An ABC News executive claimed that the network decided not to air an interview with a woman who accused convicted child predator Jeffrey Epstein of raping her because there were major holes in her story.

The thwarted interview became public last week when Project Veritas released video of ABC News reporter Amy Robach complaining about her interview with Virginia Roberts Giuffre being spiked on a hot mic in August of this year. She can be heard venting frustration that her story was never given the green light following Epstein’s arrest and subsequent death.

Giuffre accused Epstein of sexual assault, trafficking, and several other felony offenses that took place in the early 2000s. He was awaiting trial in Manhattan when he was found dead in his jail cell at age 66. The New York medical examiner ruled Epstein’s death a suicide, though several people, including his brother and Robach herself, have speculated that he was murdered. Giuffre has alleged that she was Epstein’s sex slave, and claimed that he forced her to have sex with “the elite of the world,” she said in an interview with 60 Minutes. She also alleged she had been raped by Prince Andrew three times, which the royal has vehemently denied.

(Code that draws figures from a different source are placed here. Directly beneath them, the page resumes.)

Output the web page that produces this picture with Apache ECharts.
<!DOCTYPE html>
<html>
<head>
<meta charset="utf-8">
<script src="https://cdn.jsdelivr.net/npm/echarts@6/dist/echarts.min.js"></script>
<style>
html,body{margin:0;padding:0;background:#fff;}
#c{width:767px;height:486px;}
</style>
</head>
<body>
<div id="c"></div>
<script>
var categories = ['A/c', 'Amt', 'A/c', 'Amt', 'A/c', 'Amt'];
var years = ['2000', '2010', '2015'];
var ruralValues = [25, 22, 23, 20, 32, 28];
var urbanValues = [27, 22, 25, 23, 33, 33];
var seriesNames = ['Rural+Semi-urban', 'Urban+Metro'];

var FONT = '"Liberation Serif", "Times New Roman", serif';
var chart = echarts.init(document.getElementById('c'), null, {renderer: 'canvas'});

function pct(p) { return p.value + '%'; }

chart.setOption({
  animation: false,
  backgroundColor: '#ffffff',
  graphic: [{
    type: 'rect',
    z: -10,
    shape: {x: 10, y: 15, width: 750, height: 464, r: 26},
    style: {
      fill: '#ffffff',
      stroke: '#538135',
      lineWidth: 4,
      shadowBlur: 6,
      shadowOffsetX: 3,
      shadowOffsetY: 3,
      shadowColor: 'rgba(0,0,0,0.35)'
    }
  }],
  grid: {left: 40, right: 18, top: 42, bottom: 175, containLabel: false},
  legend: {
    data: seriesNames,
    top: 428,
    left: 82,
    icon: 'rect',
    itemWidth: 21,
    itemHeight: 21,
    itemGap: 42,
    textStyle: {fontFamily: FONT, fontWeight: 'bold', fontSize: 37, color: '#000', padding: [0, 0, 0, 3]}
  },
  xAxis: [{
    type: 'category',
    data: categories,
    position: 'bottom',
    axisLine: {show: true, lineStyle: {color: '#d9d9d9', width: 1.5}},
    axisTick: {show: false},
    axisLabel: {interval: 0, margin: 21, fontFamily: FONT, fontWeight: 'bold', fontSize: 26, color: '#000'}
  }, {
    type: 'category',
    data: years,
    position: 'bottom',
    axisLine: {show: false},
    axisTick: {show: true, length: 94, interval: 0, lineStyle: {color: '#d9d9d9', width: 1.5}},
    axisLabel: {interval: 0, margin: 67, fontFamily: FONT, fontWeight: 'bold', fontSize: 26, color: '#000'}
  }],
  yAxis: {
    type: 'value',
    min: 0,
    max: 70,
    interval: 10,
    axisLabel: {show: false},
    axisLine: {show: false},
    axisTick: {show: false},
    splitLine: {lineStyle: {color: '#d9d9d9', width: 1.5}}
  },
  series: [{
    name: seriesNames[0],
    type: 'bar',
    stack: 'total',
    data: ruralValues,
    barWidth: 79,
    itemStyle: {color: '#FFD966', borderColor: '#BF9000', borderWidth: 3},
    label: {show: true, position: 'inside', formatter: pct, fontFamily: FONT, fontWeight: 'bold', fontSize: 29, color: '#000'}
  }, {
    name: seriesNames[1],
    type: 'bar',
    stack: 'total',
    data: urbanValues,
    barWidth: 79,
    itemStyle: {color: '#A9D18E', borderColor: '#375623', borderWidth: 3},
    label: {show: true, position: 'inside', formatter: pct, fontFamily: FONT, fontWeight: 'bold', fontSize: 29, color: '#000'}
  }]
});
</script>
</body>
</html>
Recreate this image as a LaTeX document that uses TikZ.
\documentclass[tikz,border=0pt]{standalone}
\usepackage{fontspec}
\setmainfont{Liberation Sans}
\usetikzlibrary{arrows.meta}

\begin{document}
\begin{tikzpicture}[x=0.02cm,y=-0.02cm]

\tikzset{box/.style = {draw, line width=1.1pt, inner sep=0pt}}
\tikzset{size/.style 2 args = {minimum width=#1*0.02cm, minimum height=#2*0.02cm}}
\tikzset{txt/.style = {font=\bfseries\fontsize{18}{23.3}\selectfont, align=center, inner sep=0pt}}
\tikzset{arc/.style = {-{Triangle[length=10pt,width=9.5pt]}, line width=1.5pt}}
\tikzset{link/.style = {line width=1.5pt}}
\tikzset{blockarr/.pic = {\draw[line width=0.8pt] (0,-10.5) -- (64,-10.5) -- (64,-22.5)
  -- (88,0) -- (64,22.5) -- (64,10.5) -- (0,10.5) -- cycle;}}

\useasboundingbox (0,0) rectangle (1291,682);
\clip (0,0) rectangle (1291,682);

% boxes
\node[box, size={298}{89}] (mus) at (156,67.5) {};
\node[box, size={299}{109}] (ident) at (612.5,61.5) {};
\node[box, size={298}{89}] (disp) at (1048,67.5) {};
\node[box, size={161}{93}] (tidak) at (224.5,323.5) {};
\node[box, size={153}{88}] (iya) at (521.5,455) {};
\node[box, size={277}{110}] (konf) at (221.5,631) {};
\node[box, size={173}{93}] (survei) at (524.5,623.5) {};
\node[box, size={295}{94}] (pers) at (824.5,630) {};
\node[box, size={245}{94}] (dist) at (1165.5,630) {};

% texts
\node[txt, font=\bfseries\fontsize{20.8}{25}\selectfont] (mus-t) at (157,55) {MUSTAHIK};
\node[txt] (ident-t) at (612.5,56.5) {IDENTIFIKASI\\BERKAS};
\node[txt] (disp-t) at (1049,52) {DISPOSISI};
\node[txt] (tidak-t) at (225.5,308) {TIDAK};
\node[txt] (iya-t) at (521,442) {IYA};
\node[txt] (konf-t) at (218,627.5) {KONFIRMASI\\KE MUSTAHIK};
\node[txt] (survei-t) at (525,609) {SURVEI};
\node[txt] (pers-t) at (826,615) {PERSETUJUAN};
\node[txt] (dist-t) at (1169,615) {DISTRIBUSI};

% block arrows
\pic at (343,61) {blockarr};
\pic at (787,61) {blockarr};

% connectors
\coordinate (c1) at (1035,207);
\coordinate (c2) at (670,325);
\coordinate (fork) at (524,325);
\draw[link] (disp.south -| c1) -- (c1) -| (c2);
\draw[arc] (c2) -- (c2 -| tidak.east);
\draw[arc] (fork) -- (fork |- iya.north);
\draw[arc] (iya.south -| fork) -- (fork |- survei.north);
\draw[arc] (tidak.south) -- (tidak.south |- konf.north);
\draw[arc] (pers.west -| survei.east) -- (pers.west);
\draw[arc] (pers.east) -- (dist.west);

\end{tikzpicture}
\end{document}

The network executive told the Washington Examiner on Saturday that Robach’s report on Epstein, which the reporter claimed “had it all,” was not broadcast because “Robach and the investigative team was unable to verify key facts” of Giuffre’s story. While the employee would not elaborate on the apparent holes in the story, a different person familiar with the interview between Robach and Giuffre said that the network never reached out to help them corroborate the parts of her story that they could not verify on their own.

The source also explained that neither Giuffre or her attorney Stan Pottinger, who called Robach’s hot mic moment “spot on,” have ever been contacted in order to corroborate her claims, despite ABC News’s original statement on the video saying that they “have never stopped investigating the story.”

ABC News declined to comment on whether they contacted Giuffre or Pottinger to help corroborate aspects of her story.

In the recorded video, Robach asserted that her interview with Giuffre overlapped with network coverage of the marriage of Prince William and Kate Middleton, and suggested that her reporting could have had an effect on the network’s choice to stop the incriminating footage from airing. “I’ve had the story for three years. I’ve had this interview with Virginia Roberts [Giuffre]. We would not put it on the air,” Robach said in the video. “First of all, I was told, ‘Who is Jeffrey Epstein? No one knows who that is. This is a stupid story.’ Then, the Palace found out that we had her whole allegations about Prince Andrew and threatened us a million different ways. We were so afraid we wouldn’t be able to interview Kate and Will that we, that also quashed the story.”

The source alleged that Buckingham Palace was the driving factor behind ABC News not running the story.